TASK TO COMPLETE: Starting at the line that contains "Generate a Python" and stopping at the line that contains "import matplotlib.pyplot as plt", copy every line exactly, both ends included, without the pictures.

DATASET CONTENT:
= = = = =

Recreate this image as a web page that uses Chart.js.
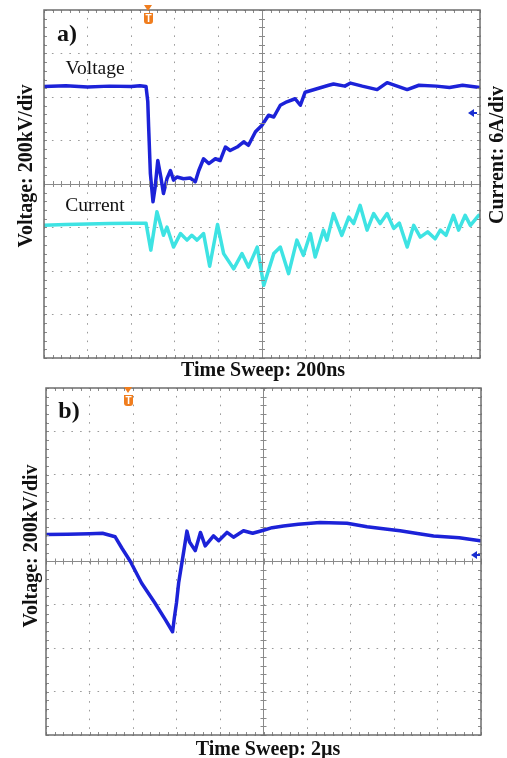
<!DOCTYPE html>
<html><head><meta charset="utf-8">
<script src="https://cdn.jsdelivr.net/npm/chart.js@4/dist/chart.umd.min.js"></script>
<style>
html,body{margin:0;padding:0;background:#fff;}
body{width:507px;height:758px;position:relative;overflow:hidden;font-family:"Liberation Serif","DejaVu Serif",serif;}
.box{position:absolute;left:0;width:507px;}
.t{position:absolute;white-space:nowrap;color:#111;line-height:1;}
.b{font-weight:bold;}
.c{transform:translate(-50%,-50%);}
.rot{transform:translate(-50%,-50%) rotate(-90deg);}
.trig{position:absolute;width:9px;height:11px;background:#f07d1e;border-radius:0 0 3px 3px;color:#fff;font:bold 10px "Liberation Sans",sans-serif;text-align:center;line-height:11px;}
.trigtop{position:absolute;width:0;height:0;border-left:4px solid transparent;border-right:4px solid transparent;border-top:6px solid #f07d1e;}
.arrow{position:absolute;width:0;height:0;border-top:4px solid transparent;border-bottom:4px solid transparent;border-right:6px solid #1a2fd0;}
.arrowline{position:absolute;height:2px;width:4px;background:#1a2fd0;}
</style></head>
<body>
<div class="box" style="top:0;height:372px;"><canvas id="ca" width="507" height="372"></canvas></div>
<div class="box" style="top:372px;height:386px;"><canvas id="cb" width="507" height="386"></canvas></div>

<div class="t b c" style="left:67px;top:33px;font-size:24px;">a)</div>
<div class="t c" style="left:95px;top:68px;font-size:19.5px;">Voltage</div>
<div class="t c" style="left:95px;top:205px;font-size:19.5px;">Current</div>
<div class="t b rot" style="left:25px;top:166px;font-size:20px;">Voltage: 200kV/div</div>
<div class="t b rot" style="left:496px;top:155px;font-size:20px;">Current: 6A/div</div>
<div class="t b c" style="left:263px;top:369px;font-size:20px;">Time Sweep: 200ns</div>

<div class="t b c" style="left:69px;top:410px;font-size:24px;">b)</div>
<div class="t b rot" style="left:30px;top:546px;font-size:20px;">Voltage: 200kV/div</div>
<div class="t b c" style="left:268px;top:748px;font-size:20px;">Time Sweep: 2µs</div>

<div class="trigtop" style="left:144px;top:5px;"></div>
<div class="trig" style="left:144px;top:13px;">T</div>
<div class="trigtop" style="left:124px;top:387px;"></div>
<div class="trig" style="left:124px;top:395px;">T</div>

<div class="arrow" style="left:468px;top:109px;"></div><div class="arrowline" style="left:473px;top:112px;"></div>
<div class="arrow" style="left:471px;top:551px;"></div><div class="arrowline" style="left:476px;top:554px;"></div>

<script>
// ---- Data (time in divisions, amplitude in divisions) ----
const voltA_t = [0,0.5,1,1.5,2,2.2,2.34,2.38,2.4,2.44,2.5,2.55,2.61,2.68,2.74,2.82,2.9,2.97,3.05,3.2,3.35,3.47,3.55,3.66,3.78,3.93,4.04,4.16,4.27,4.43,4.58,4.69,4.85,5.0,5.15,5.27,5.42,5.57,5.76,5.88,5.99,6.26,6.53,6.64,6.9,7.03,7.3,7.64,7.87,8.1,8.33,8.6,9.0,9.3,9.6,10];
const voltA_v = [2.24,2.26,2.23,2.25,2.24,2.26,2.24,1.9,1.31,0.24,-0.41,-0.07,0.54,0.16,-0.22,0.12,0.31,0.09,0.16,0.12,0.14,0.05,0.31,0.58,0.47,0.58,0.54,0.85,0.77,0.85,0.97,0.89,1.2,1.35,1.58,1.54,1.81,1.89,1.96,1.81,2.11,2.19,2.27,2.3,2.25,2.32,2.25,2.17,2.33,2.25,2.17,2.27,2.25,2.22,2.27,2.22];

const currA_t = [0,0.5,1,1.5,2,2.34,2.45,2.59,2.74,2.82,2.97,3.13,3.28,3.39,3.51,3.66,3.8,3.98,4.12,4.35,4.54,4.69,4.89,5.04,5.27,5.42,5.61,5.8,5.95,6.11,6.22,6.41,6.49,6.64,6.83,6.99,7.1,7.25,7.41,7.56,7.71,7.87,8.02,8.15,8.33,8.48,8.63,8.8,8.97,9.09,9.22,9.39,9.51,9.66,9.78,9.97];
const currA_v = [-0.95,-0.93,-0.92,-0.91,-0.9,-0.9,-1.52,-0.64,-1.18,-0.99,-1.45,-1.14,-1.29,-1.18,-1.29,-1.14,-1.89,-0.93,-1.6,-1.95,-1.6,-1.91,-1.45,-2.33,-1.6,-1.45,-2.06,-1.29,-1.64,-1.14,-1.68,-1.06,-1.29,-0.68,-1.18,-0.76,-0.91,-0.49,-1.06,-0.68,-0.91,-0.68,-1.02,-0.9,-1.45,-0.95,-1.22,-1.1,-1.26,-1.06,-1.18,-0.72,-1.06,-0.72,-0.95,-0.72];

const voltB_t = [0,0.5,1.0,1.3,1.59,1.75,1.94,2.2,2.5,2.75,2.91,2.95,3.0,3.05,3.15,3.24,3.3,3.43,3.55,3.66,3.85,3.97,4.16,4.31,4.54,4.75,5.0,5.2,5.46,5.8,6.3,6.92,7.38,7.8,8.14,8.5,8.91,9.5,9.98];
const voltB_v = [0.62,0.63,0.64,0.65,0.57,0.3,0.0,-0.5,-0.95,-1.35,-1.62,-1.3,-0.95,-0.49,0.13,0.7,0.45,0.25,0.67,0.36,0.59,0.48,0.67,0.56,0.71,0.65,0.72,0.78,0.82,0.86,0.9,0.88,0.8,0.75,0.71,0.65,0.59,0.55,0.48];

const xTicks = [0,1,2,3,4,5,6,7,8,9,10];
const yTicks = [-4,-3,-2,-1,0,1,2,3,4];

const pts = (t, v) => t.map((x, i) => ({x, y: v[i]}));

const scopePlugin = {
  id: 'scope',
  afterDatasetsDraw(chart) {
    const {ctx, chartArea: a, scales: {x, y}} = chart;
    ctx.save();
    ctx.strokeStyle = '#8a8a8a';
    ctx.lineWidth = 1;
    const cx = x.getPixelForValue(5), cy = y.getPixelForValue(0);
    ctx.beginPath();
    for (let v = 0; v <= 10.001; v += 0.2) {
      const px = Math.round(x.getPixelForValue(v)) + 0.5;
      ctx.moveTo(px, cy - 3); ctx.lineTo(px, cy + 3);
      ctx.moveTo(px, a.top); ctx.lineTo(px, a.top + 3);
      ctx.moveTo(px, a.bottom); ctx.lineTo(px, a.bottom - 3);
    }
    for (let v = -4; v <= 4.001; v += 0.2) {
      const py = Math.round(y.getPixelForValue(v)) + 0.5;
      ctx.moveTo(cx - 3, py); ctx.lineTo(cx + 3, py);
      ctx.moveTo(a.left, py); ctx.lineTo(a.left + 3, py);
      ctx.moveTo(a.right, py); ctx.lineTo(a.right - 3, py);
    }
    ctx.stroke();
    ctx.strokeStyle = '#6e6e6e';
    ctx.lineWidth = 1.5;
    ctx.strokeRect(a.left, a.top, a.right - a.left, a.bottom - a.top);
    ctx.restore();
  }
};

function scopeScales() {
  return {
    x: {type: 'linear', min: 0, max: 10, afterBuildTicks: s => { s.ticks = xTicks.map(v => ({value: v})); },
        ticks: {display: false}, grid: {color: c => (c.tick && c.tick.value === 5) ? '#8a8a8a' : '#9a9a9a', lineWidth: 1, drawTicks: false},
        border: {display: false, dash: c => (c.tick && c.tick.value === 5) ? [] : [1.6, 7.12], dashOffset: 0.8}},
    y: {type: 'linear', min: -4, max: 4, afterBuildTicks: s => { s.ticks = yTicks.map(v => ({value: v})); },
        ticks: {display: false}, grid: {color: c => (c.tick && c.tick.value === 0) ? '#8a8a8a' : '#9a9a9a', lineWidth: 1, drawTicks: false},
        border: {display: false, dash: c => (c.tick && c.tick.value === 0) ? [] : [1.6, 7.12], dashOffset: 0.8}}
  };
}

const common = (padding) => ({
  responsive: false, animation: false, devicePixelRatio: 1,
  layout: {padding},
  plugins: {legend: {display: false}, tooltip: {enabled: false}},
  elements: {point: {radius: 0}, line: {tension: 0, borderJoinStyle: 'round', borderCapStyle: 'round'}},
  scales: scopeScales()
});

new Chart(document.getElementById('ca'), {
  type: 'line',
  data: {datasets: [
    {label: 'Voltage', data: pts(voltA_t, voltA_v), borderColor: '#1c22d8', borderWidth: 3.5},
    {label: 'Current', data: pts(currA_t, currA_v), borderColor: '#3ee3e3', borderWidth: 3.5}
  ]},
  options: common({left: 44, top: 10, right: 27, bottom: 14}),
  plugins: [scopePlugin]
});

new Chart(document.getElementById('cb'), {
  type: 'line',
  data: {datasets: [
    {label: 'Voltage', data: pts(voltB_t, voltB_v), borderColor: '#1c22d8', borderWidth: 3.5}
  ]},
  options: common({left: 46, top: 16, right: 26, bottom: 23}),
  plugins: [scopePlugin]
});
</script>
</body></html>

= = = = =

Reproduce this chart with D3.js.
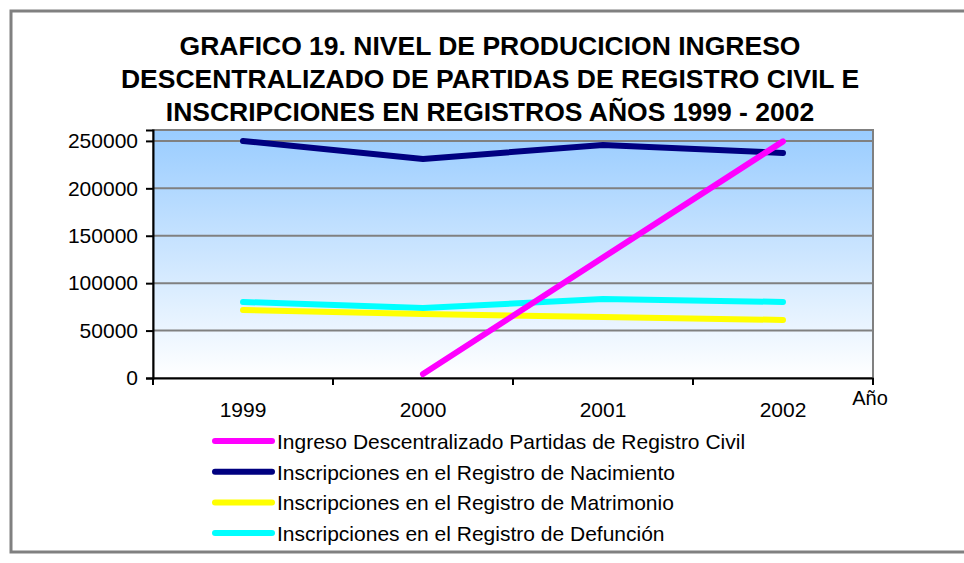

= = = = =

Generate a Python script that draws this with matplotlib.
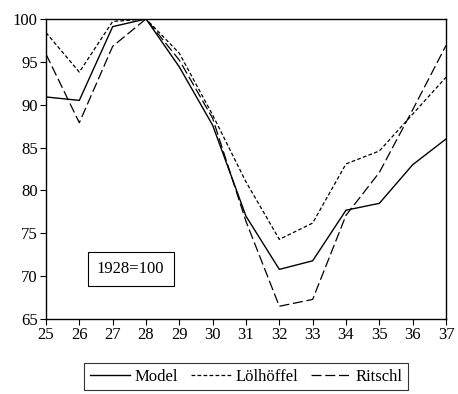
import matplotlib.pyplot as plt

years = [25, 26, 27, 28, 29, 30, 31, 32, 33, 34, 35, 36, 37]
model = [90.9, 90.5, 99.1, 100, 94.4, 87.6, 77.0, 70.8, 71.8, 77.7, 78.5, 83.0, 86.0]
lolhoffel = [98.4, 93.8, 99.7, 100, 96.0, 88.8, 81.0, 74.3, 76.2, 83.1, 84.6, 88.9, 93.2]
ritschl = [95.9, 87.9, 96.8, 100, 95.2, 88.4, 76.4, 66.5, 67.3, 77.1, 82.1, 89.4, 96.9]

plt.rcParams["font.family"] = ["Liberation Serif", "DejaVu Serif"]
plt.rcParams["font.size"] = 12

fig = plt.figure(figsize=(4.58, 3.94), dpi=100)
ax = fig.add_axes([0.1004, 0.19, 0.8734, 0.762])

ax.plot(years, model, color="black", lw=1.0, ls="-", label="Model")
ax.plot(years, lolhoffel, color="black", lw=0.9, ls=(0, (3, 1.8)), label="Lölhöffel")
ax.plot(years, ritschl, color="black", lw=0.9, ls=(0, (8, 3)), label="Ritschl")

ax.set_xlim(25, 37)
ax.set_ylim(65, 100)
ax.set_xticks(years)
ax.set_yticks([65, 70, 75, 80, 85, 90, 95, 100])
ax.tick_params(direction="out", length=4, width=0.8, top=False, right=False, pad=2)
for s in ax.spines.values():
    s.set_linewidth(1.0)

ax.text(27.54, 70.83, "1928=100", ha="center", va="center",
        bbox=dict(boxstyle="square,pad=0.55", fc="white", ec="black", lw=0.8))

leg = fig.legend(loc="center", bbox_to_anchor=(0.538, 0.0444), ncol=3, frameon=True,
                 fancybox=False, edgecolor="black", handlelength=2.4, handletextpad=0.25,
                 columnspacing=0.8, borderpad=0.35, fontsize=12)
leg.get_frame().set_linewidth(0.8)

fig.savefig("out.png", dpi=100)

= = = = =

THE RESULT:
Generate a Python script that draws this with matplotlib.
import matplotlib.pyplot as plt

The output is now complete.